Steroids strike out Hall hopefuls

Ceremony will honor some players already enshrined

Controversy about the possibility of steroid users being voted into the National Baseball Hall of Fame loomed over this year’s ballot. And, for at least another year, no suspected steroid-using players will be enshrined.

It was announced Wednesday afternoon that nobody will be getting a call saying they will recognized with what is considered to be baseball’s biggest honor — election into the Hall.
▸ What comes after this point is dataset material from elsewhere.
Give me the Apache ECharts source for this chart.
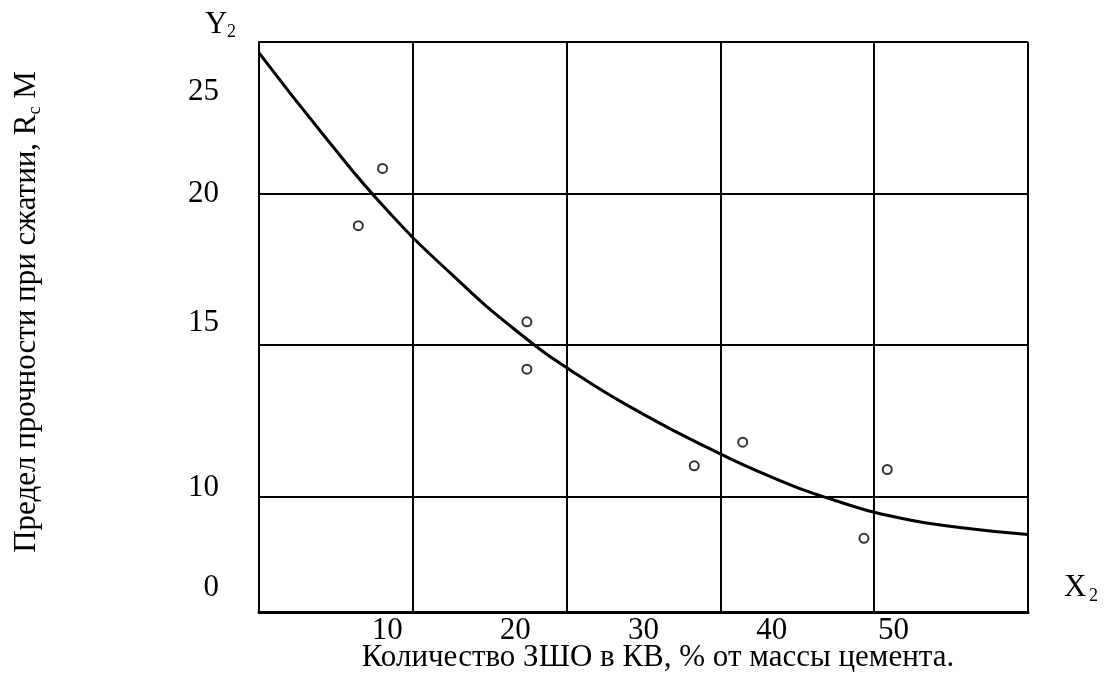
<!DOCTYPE html>
<html>
<head>
<meta charset="utf-8">
<script src="https://cdn.jsdelivr.net/npm/echarts@6/dist/echarts.min.js"></script>
<style>
html,body{margin:0;padding:0;background:#fff;}
#chart{width:1104px;height:682px;}
</style>
</head>
<body>
<div id="chart"></div>
<script>
// Axis ranges and grid
var xMin = 0, xMax = 60, xGridStep = 12;
var yMin = 6.2, yMax = 25;
var yGridVals = [10, 15, 20, 25];

// Tick labels (text) and where they sit on the axis scale
var xTickText = ['10', '20', '30', '40', '50'];
var xTickPos = [10, 20, 30, 40, 49.5];
var yTickText = ['0', '10', '15', '20', '25'];
var yTickPos = [6.98, 10.31, 15.74, 20, 23.35];

// Experimental points
var pointX = [7.75, 9.64, 20.9, 20.9, 33.96, 37.74, 47.2, 49.02];
var pointY = [18.94, 20.83, 15.77, 14.21, 11.02, 11.8, 8.63, 10.9];

// Fitted curve
var curveX = [0, 5, 10, 15, 20, 25, 30, 35, 40, 45, 50, 55, 60];
var curveY = [24.64, 21.95, 19.45, 17.35, 15.5, 13.98, 12.72, 11.62, 10.65, 9.87, 9.3, 8.97, 8.76];

var FONT = 'Liberation Serif';

function zip(a, b) { return a.map(function (v, i) { return [v, b[i]]; }); }

var chart = echarts.init(document.getElementById('chart'), null, {renderer: 'canvas'});
chart.setOption({
  animation: false,
  backgroundColor: '#fff',
  grid: {left: 259, right: 76, top: 42, bottom: 70, containLabel: false},
  xAxis: {
    type: 'value', min: xMin, max: xMax, interval: xGridStep,
    axisLine: {show: true, lineStyle: {color: '#000', width: 3}},
    axisTick: {show: false},
    splitLine: {show: true, lineStyle: {color: '#000', width: 2}},
    axisLabel: {
      customValues: xTickPos,
      formatter: function (v) { var i = xTickPos.indexOf(v); return i >= 0 ? xTickText[i] : ''; },
      color: '#000', fontFamily: FONT, fontSize: 31, margin: 3
    }
  },
  yAxis: {
    type: 'value', min: yMin, max: yMax,
    axisLine: {show: true, lineStyle: {color: '#000', width: 2}},
    axisTick: {show: false, customValues: yGridVals},
    splitLine: {show: true, lineStyle: {color: '#000', width: 2}},
    axisLabel: {
      customValues: yTickPos,
      formatter: function (v) { var i = yTickPos.indexOf(v); return i >= 0 ? yTickText[i] : ''; },
      color: '#000', fontFamily: FONT, fontSize: 31, margin: 40
    }
  },
  series: [
    {
      type: 'line', data: zip(curveX, curveY), smooth: true, symbol: 'none',
      lineStyle: {color: '#000', width: 3}, z: 3
    },
    {
      type: 'scatter', data: zip(pointX, pointY), symbol: 'circle', symbolSize: 9,
      itemStyle: {color: '#fff', borderColor: '#000', borderWidth: 2}, z: 4
    }
  ],
  graphic: [
    {type: 'text', left: 205, top: 9, style: {text: 'Y', fontFamily: FONT, fontSize: 31, fill: '#000'}},
    {type: 'text', left: 227, top: 23, style: {text: '2', fontFamily: FONT, fontSize: 18, fill: '#000'}},
    {type: 'text', left: 1064, top: 572, style: {text: 'X', fontFamily: FONT, fontSize: 31, fill: '#000'}},
    {type: 'text', left: 1089, top: 587, style: {text: '2', fontFamily: FONT, fontSize: 18, fill: '#000'}},
    {type: 'text', x: 658, y: 658, style: {text: 'Количество ЗШО в КВ, % от массы цемента.', fontFamily: FONT, fontSize: 31, fill: '#000', align: 'center', verticalAlign: 'middle'}},
    {type: 'text', x: 27, y: 312, rotation: Math.PI / 2,
      style: {
        text: '{a|Предел прочности при сжатии, R}{b|c}{a| M}',
        align: 'center', verticalAlign: 'middle', fill: '#000',
        rich: {
          a: {fontFamily: FONT, fontSize: 31, lineHeight: 34, fill: '#000'},
          b: {fontFamily: FONT, fontSize: 18, lineHeight: 34, verticalAlign: 'bottom', fill: '#000'}
        }
      }
    }
  ]
});
</script>
</body>
</html>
A winning candidate did not emerge from the Hall of Fame balloting conducted by the Baseball Writers’ Association of America and verified by Ernst & Young.

Suspicion of steroid use was the reason first-year candidates Barry Bonds, Roger Clemens and Sammy Sosa were denied, and probably figured in the rejection of Mike Piazza, as well.

However, all four did receive enough votes to keep them on the ballot for next year.

There were 569 ballots cast, the third-highest total in the history of the voting, but none of the 37 candidates in the 2013 vote received the required 75 percent.

Craig Biggio, who had 3,060 hits and was a seven-time All-Star while playing three positions (catcher, second base, outfield), led the ballot with 388 votes — 39 shy of the 427 needed for election. He gained the votes of 68.2 percent of the electorate, which consists of BBWAA members with 10 or more consecutive years of Major League Baseball coverage. Other players named on more than half the ballots were pitcher Jack Morris with 385 (67.7 percent), first baseman Jeff Bagwell with 339 (59.6), catcher Piazza with 329 (57.8) and outfielder Tim Raines with 297 (52.2).

Five blank ballots were among those submitted.

"The standards for earning election to the Hall of Fame have been very high ever since the rules were created in 1936," Hall of Fame President Jeff Idelson said in a media release. "We realize the challenges voters are faced with in this era. The Hall of Fame has always entrusted the exclusive voting privilege to the Baseball Writers’ Association of America. We remain pleased with their role in evaluating candidates based on the criteria we provide.”